Los hechos y las palabras que se pronuncia a diario desde hace algún tiempo en torno al Gobierno y sus protagonistas destacados, se han convertido en una comidilla que va adquiriendo mayor gravedad y que, de no haber medidas oportunas que ataquen el fondo del asunto, podrían desembocar en una tragedia que podría poner al país en un estado por demás lamentable.
Eso es lo que ocurre con la sangrienta consigna que se ha echado a rodar, la cual sugiere que “el presidente Morales sea colgado como Villarroel”, en igual forma que el dramático suceso ocurrido hace cerca de 70 años (21 de julio, 1946), crimen que estremeció no sólo al pueblo boliviano sino causó espanto a nivel mundial, haciendo ver que el pueblo boliviano había retornado a la barbarie.
La nefasta consigna, casi inocente y aislada al principio, propuesta hace unos seis meses con motivo de la llegada a La Paz de la Octava Marcha Indígena, fue aumentando de volumen y adquiriendo nivel colectivo de creciente y casi irreversible proyección al futuro, sin que, además, se haga algo para moderarla o eliminarla y, más bien, paradójicamente, se le dio mayor vigencia con una serie de errores. Es más, el concepto de carácter individual se difundió para ser coreado por grupos más radicales y numerosos.

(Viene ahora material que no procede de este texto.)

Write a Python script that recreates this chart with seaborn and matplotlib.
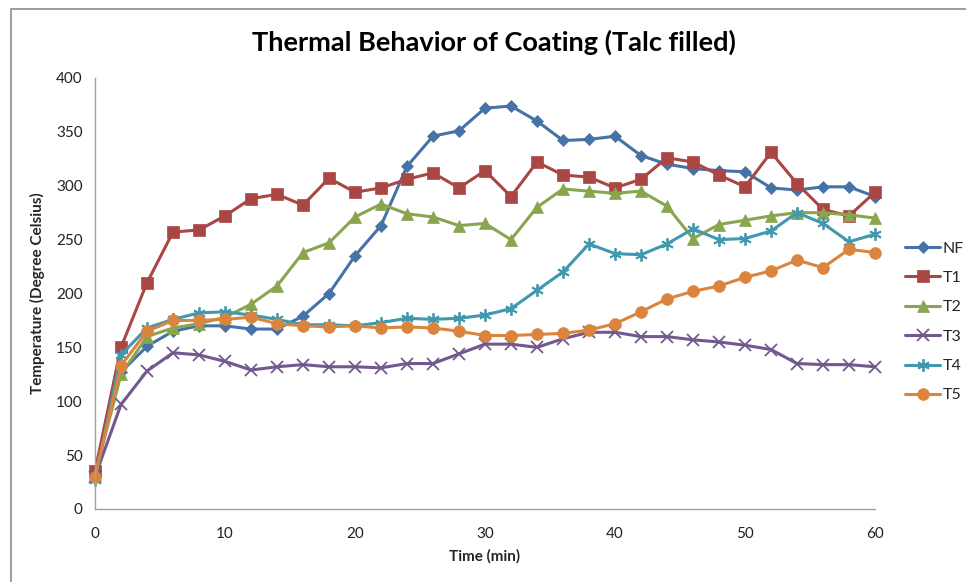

Por si fuera poco, la contraseña de la “política del colgamiento” impactó y fue captada por esferas oficialistas, al punto de ser repetida por el mismo presidente Evo Morales, quien al sentirse aludido rechazó el malhadado concepto y repitió la consigna. Expresó su malestar al grado de afirmar que “por defender a los pobres lo han colgado” (al presidente Gualberto Villarroel) y un empresario dice ahora “hay que colgar al Evo igual que a Villarroel” (sic) y, a la vez, deploró que “son algunos empresarios, alguna gente de la ciudad que piensa así; siempre habrá eso”. Agregó al mismo tiempo que el MAS se quedará “definitivamente” en el Gobierno, remarcando enseguida que “no hemos llegado al Palacio de inquilinos, ni estamos de paso. Hemos llegado al palacio para quedarnos definitivamente, si es posible más de 500 años”.
Como toda acción tiene su correspondiente reacción, las fuerzas opositoras rechazaron las palabras del gobernante, y al negar que se hubiese dictado esa maléfica consigna, confirmaron en cierta forma que la estaban promoviendo, aunque fuese subterráneamente, permitiendo, al mismo tiempo, la posibilidad de que la consigna se difunda como aceite sobre el agua.
Para empeorar ese ambiente magnicida, el gobernador de La Paz y dirigente del MAS, César Cocarico, procedió poco menos que a echar más leña al fuego y, con reacción emocional, criticó al jefe de un partido opositor, sosteniendo torpemente que “lo único que está haciendo ese político es darnos la idea de colgarlo a él”. Concluyó con palabras aún más espeluznantes, afirmando que “nosotros no vamos a colgar a nuestro líder, a quien encabeza el proceso de cambio, sino vamos a colgarlos a todos aquellos que se oponen a nuestro proceso de cambio y que hacen guerra sucia a nuestro Presidente. A ellos sí vamos a colgarlos”, palabras que recogió días después, aunque sin poder tranquilizar a la opinión pública.
Resulta, por tanto, deplorable que el nivel de las luchas partidarias haya llegado a ese grado de peligrosidad y virulencia, cultivado tanto en filas del oficialismo como de la oposición. Pero lo más grave de ese movimiento atentatorio contra los Derechos Humanos -que rueda hacia abajo como una enorme bola de nieve- es que la consigna de la “política del colgamiento” fue repetida por el mismo presidente Morales y sus inmediatos adláteres, inquilinos eventuales del Palacio Quemado. Es más, se puede convertir en una idea colectiva, lo cual confirma que la crisis política por la que atraviesa el país en el último sexenio ha llegado a un punto incendiario que debe ser sofocado a como dé lugar.